Some callers to talkback radio worried about the schools turning out suicide bombers.
Dr Qadri has built a lot of bridges with the non-Islamic world but his main message is aimed directly at Muslims for a very good reason.
He is on the side of the angels in a battle for the soul of Islam.
For this, he has widespread support in the West and his profile increased in March 2010, when he published a 600-page "fatwa" or edict, which declared that terrorism and suicide attacks were "un-Islamic".
After this, he appeared on Sky News, BBC News and Al-Jazeera and was interviewed by Sir David Frost.
There is much admiration for the work of Minhaj-ul-Quran International which in 2010 ran an anti-terrorism camp for Muslim youth in the UK.
Moderates such as Dr Qadri do not fear the West, which, as he says, allows Muslims more human rights and freedoms than Arab nations.
His chief enemies are Islamic hardliners inspired and funded by the austere Wahhabist or Salafist traditions of Saudi Arabia.

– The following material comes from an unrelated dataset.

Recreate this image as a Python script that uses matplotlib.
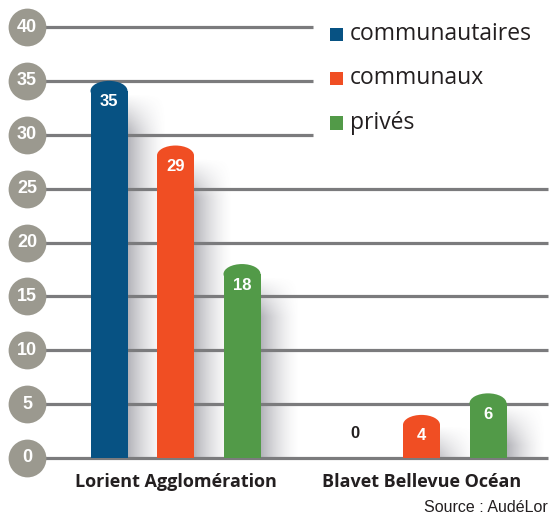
import numpy as np
import matplotlib
matplotlib.use("Agg")
import matplotlib.pyplot as plt
from matplotlib.patches import Rectangle, Ellipse

# ---- data ----
groups = ["Lorient Agglomération", "Blavet Bellevue Océan"]
series = ["communautaires", "communaux", "privés"]
values = {
    "communautaires": [35, 0],
    "communaux": [29, 4],
    "privés": [18, 6],
}
colors = {"communautaires": "#075283", "communaux": "#f04e23", "privés": "#529a48"}
yticks = [0, 5, 10, 15, 20, 25, 30, 35, 40]
source = "Source : AudéLor"

# ---- figure geometry (pixel based) ----
W, H = 550, 518
fig = plt.figure(figsize=(W / 100, H / 100), dpi=100)
ax = fig.add_axes([0, 0, 1, 1])
px_per_unit_y = (458 - 27) / 40.0
px_per_unit_x = 246.0
x0_px = 175.5
y0_px = 458

def ypx(v):
    return v / px_per_unit_y

def xpx(p):
    return p / px_per_unit_x

ax.set_xlim(-x0_px / px_per_unit_x, (W - x0_px) / px_per_unit_x)
ax.set_ylim(-(H - y0_px) / px_per_unit_y, 40 + 27 / px_per_unit_y)
ax.axis("off")

grid_c = "#7b7b7d"
circle_c = "#9b998f"
text_c = "#231f20"

# gridlines
x_left = xpx(40 - x0_px)
x_right = xpx(548 - x0_px)
x_short = xpx(313 - x0_px)
for t in yticks:
    xr = x_short if t >= 30 else x_right
    ax.plot([x_left, xr], [t, t], color=grid_c, lw=2.3, zorder=2, solid_capstyle="butt")
    ax.scatter([xpx(27 - x0_px)], [t], s=740, color=circle_c, zorder=4, linewidths=0)
    ax.text(xpx(27 - x0_px), t, str(t), color="white", fontsize=13, fontweight="bold",
            ha="center", va="center", zorder=5, family="Liberation Sans")

# bars
offsets = [-66.5, 0, 66.5]
bw = xpx(37)
cap_h = ypx(20)
shadow_w = xpx(40)
for si, s in enumerate(series):
    for gi, v in enumerate(values[s]):
        xc = gi + xpx(offsets[si])
        if v > 0:
            top = v
            body_top = top - cap_h / 2
            ax.add_patch(Rectangle((xc - bw / 2, 0), bw, body_top, color=colors[s], zorder=3, lw=0))
            ax.add_patch(Ellipse((xc, body_top), bw, cap_h, color=colors[s], zorder=3, lw=0))
            # shadow
            nx, ny = 40, 80
            gx = np.linspace(0, 1, nx)
            gy = np.linspace(0, 1, ny)[:, None]
            shadow_top = top - ypx(12)
            span = shadow_top
            fade_top = np.clip(gy * span / ypx(40), 0, 1)
            alpha = 0.45 * (1 - gx[None, :]) ** 1.6 * fade_top
            img = np.zeros((ny, nx, 4))
            img[..., 0] = 0.35
            img[..., 1] = 0.35
            img[..., 2] = 0.40
            img[..., 3] = alpha
            ax.imshow(img, extent=[xc + bw / 2, xc + bw / 2 + shadow_w, 0, shadow_top],
                      aspect="auto", zorder=1, interpolation="bilinear")
            ax.text(xc, top - ypx(21), str(v), color="white", fontsize=12, fontweight="bold",
                    ha="center", va="center", zorder=6, family="Liberation Sans")
        else:
            ax.text(xc, ypx(25), str(v), color=text_c, fontsize=12, fontweight="bold",
                    ha="center", va="center", zorder=6, family="Liberation Sans")

# group labels
for gi, g in enumerate(groups):
    ax.text(gi, ypx(-24), g, color=text_c, fontsize=13, fontweight="bold",
            ha="center", va="center", family="Open Sans")

# legend
leg_y_px = [34, 78, 123]
for s, yp in zip(series, leg_y_px):
    yv = (y0_px - yp) / px_per_unit_y
    sq = 13
    ax.add_patch(Rectangle((xpx(330 - x0_px), yv - ypx(sq / 2)), xpx(sq), ypx(sq),
                           color=colors[s], lw=0, zorder=5))
    ax.text(xpx(350 - x0_px), yv, s, color=text_c, fontsize=16.5, ha="left", va="center",
            family="Open Sans")

# source
ax.text(xpx(548 - x0_px), ypx(-49), source, color=text_c, fontsize=11.5, ha="right",
        va="center", family="Liberation Sans")

fig.savefig("out.png", dpi=100)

The militants and terrorists have particular disdain for the Sufi Muslim tradition to which Dr Qadri belongs. Sufism is a "mystical" stand of Islam which venerates saints and includes rituals of singing and dancing. Taliban extremists in Pakistan consider Sufis to be decadent and heretical and have killed hundreds of people in bomb attacks at shrines in the past two years.
This, of course, is the heart of the problem.
All Muslims look to the Koran and the Sunnah - the teaching and practice of Prophet Muhammad.
Different people interpret these ancient texts in different ways. While Dr Qadri cites the Prophet's tolerance of other religions, you won't find find any churches or mosques in Saudi Arabia.
Such a divergence of views, or course in not confined to Islam - take a look at the ruckus in the Christian church over homosexuality.
And in centuries past, Christians used the Bible to justify all sorts of barbarism, from anti-Jewish pogroms to slavery.
The Christian world has evolved into a largely liberal-democrat entity. The Islamic world has a long way to go.
It is important that we give plenty of support to decent ordinary Muslims and leaders such as Dr Qadri.